Despite concern over BSE and hormone-related issues during the last decade, organic and natural beef still represent only a tiny fraction of U.S. beef production. All organic meat production, including poultry, comprises less than 1 percent of the overall U.S. meat market, according to USDA. Organic beef is an even smaller share.
Montana Natural Beef, based in Ronan, is only a tiny fraction of that fraction.
But it is the only certified natural beef producer in Montana, Tufly said, and has shown slow but steady growth over the last six years. These producers now bring about 25 finished animals a month to market.
Natural beef differs from certified organic beef in significant respects. The natural cattle are not fed pesticide-free, fertilizer-free, certified organic grass and grain as organic cattle must be. They are fed hay that grows on the ranches they are raised on in the Mission Valley. Organic beef cattle are often not fed grain to maturity, as Montana Natural Beef are, and if they are, it must certified organically grown grain.

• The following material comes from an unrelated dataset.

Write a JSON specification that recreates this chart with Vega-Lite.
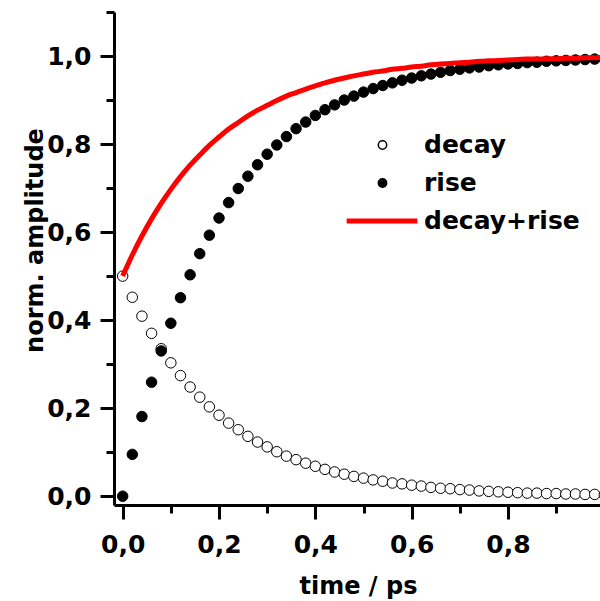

Tufly gets the corn he feeds the Montana Natural cattle by the railroad-car load and it is not certified organic. Trying to buy certified organic feed for cattle is just not economically feasible.
Tufly said that by feeding the Montana Natural cattle corn, the cattle fatten up and much of the meat produced is graded "choice" by inspectors. This is the more tender, less lean product preferred by high-end restaurants and by many consumers.

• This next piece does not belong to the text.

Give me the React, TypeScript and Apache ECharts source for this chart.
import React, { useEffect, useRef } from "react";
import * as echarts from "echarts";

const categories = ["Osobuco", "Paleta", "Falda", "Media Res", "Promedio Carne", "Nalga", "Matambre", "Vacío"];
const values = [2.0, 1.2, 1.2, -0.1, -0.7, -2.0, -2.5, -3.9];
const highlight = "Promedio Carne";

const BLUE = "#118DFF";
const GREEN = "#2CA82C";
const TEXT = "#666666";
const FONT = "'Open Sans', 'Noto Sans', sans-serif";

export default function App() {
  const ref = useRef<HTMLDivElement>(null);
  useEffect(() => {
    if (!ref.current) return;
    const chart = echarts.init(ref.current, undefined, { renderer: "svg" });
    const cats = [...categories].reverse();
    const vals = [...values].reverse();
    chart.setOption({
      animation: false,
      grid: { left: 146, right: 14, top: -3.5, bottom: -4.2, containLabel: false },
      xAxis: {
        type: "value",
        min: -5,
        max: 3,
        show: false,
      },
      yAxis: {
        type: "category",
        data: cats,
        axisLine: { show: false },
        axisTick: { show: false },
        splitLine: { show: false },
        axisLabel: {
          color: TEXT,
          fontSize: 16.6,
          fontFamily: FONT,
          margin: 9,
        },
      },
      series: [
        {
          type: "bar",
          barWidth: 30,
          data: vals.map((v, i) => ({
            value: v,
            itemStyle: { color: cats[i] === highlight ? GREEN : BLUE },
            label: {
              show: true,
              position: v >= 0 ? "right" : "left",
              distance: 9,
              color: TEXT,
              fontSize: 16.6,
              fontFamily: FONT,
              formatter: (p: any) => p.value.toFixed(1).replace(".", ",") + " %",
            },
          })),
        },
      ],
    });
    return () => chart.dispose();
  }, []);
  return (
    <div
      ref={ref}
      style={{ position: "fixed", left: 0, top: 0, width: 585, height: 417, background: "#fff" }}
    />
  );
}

Jim Riddle, organic policy specialist with the Rodale Institute and a member of the National Organic Standards Board, said last month's BSE discovery has raised consumer awareness about practices used by commodity dairy and beef operations in the United States.
"As consumers learn that all of these substances are prohibited in organic cattle feed, and that organic cattle must be identified and traced from birth through slaughter and packaging, including records of all feeds and medications, I anticipate that the organic meat industry will see increased consumer demand," Riddle said.
Organically oriented consumer organizations already report vastly increased interest in BSE and beef.
In western Montana, Tufly of the Montana Natural Beef cooperative is cautiously optimistic.
"We had been selling about 20-35 animals a month. We're hoping the market is going to expand a little now as customers realize we have a safe product," he said.